A revista Foreign Policy informou que o Ministério da Defesa da Rússia “tem estado, desde há alguns meses, a subsumir as operações do Grupo Wagner no Mali, na Líbia e, em menor grau, na República Centro-Africana.”
“A mudança de Grupo Wagner para Africa Corps marca também uma nova fase na exportação russa de segurança para África,” referiu a revista a 7 de Fevereiro. “O Africa Corps distingue-se do Grupo Wagner principalmente pelo seu estatuto oficial de governo.
“Com esta mudança, as intervenções da Rússia no continente estão a sair das sombras da iniciativa privada e a passar para a ribalta do projecto oficial do Estado.”
Desde que a junta do Burquina Faso assumiu o poder em Setembro de 2022, não conseguiu restaurar a segurança dos civis que enfrentam uma insurgência sangrenta de vários grupos de militantes extremistas que controlam grandes áreas do país.
Traoré e o seu governo de transição têm tentado reforçar as forças armadas burquinabês, recrutando civis para a controversa milícia Voluntários para a Defesa da Pátria, por vezes, através de recrutamento forçado.
Necessitando da sua própria protecção, Traoré voltou-se para a Rússia desde a detenção, em Setembro de 2023, de vários militares burquinabês acusados de conspirar um golpe de Estado.
“Desde este incidente, eles estão muito preocupados com a sua segurança e estão convencidos de que o seu aparelho de segurança precisa de ser reforçado,” disse uma fonte regional altamente colocada à revista The Africa Report.
“Foi criada uma pequena equipa no palácio para proteger o presidente, liderada pelo seu irmão e conselheiro especial, Inoussa Traoré,” acrescentou uma fonte de segurança. “Eles desconfiam de todos.”
Durante décadas, a França, antiga potência colonial, forneceu formação e assistência em matéria de segurança ao Burquina Faso.
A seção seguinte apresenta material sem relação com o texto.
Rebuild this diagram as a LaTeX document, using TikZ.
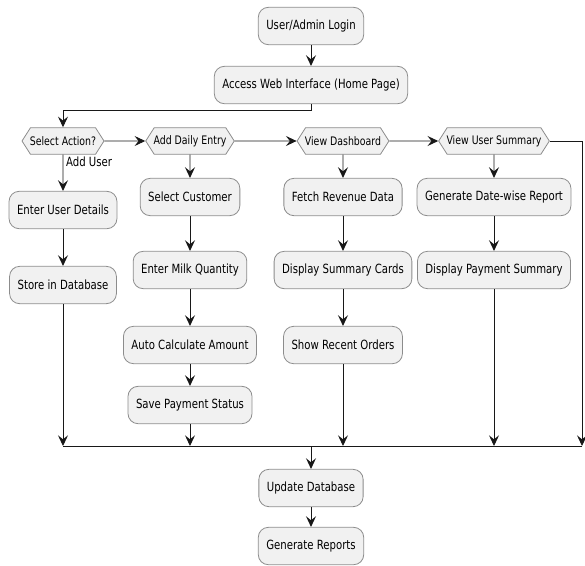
\documentclass[tikz,border=0pt]{standalone}
\usepackage{fontspec}
\setmainfont{DejaVu Sans}[FakeStretch=0.8]
\usetikzlibrary{shapes.symbols, arrows.meta, positioning}

\definecolor{boxfill}{HTML}{F1F1F1}
\definecolor{boxline}{HTML}{8C8C8C}
\definecolor{flowline}{HTML}{181818}

\begin{document}
\begin{tikzpicture}[
            x=0.75pt, y=-0.75pt,
            font=\fontsize{9.5}{11}\selectfont,
            act/.style={draw=boxline, fill=boxfill, rounded corners=7.5pt, line width=0.6pt,
                        minimum height=28pt, inner xsep=6pt},
            choice/.style={draw=boxline, fill=boxfill, shape=signal, signal to=west and east,
                           signal pointer angle=115, line width=0.6pt, minimum height=20pt,
                           inner xsep=-0.5pt, font=\fontsize{8.8}{10}\selectfont},
            arr/.style={draw=flowline, line width=0.7pt, -{Stealth[length=8pt, width=7.5pt, inset=3pt]}},
            ln/.style={draw=flowline, line width=0.7pt}
        ]
        \useasboundingbox (0,0) rectangle (585,565);

        % top
        \node[act] (login)  at (311,26) {User/Admin Login};
        \node[act] (access) at (311,85) {Access Web Interface (Home Page)};

        % choices
        \node[choice] (sel)   at (63,141)  {Select Action?};
        \node[choice] (daily) at (190,141) {Add Daily Entry};
        \node[choice] (dash)  at (343,141) {View Dashboard};
        \node[choice] (summ)  at (494,141) {View User Summary};

        % add user column
        \node[act] (details) at (63,210) {Enter User Details};
        \node[act] (store)   at (63,285) {Store in Database};

        % daily entry column
        \node[act] (cust) at (190,197) {Select Customer};
        \node[act] (milk) at (190,270) {Enter Milk Quantity};
        \node[act] (calc) at (190,345) {Auto Calculate Amount};
        \node[act] (pay)  at (190,405) {Save Payment Status};

        % dashboard column
        \node[act] (fetch)  at (343,197) {Fetch Revenue Data};
        \node[act] (cards)  at (343,270) {Display Summary Cards};
        \node[act] (orders) at (343,345) {Show Recent Orders};

        % summary column
        \node[act] (report) at (494,197) {Generate Date-wise Report};
        \node[act] (paysum) at (494,270) {Display Payment Summary};

        % bottom
        \node[act] (upd) at (311,488) {Update Database};
        \node[act] (gen) at (311,546) {Generate Reports};

        % merge points
        \coordinate (m1) at (63,446);
        \coordinate (m2) at (190,446);
        \coordinate (m3) at (343,446);
        \coordinate (m4) at (494,446);
        \coordinate (m5) at (582,446);
        \coordinate (mid) at (311,446);
        \coordinate (rgt) at (582,141);

        \draw[arr] (login) -- (access);
        \draw[arr] (access.south) -- ++(0,6) -| (sel.north);

        \draw[arr] (sel) -- (daily);
        \draw[arr] (daily) -- (dash);
        \draw[arr] (dash) -- (summ);
        \draw[arr] (summ.east) -- (rgt) -- (m5);

        \draw[arr] (sel) -- node[right, pos=0.2, inner sep=2pt] {Add User} (details);
        \draw[arr] (details) -- (store);
        \draw[arr] (store) -- (m1);

        \draw[arr] (daily) -- (cust);
        \draw[arr] (cust) -- (milk);
        \draw[arr] (milk) -- (calc);
        \draw[arr] (calc) -- (pay);
        \draw[arr] (pay) -- (m2);

        \draw[arr] (dash) -- (fetch);
        \draw[arr] (fetch) -- (cards);
        \draw[arr] (cards) -- (orders);
        \draw[arr] (orders) -- (m3);

        \draw[arr] (summ) -- (report);
        \draw[arr] (report) -- (paysum);
        \draw[arr] (paysum) -- (m4);

        \draw[ln] (m1) -- (m5);
        \draw[arr] (mid) -- (upd);
        \draw[arr] (upd) -- (gen);
    \end{tikzpicture}
\end{document}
Tal como no Mali e no Níger, as campanhas de propaganda russas ajudaram a persuadir os líderes da junta a expulsar as forças francesas. Essas funções de segurança estão agora a ser desempenhadas por uma potência neocolonial, a Rússia.
“As intervenções dos serviços russos, seja no Níger, no Mali ou no Burquina Faso, têm como objectivo principal a protecção dos regimes e, em menor grau, a luta contra os jihadistas,” o analista militar francês, General Dominique Trinquand, disse à Deutsche Welle.
Freddie Egesa, um analista de segurança baseado na capital do Uganda, Kampala, disse que, tal como o Grupo Wagner antes dele, os interesses do Africa Corps no continente são financeiros e políticos.
“A Rússia está interessada em manter a influência estrangeira através de intervenções militares, o que também serve para salvaguardar os seus interesses comerciais,” disse à Agência Anadolu.
Entre 2018 e 2022, 40% das importações de armas de África foram provenientes da Rússia, de acordo com o Instituto Internacional de Investigação da Paz de Estocolmo. Um relatório de 2022 do grupo de reflexão Rand Corp. afirma que “as vendas e transferências de armas russas para países africanos nos últimos anos aumentaram de aproximadamente 500 milhões de dólares para mais de 2 bilhões de dólares por ano.”
Gitinywa não acredita que a Rússia se importe verdadeiramente com África.
“Seria ingénuo pensar que a Rússia tem uma preocupação muito legítima com África, com o seu povo ou com o seu desenvolvimento,” afirmou. “A única parceria fiável é a de países africanos a tentar caminhar de mãos dadas para promover os nossos interesses nacionais.”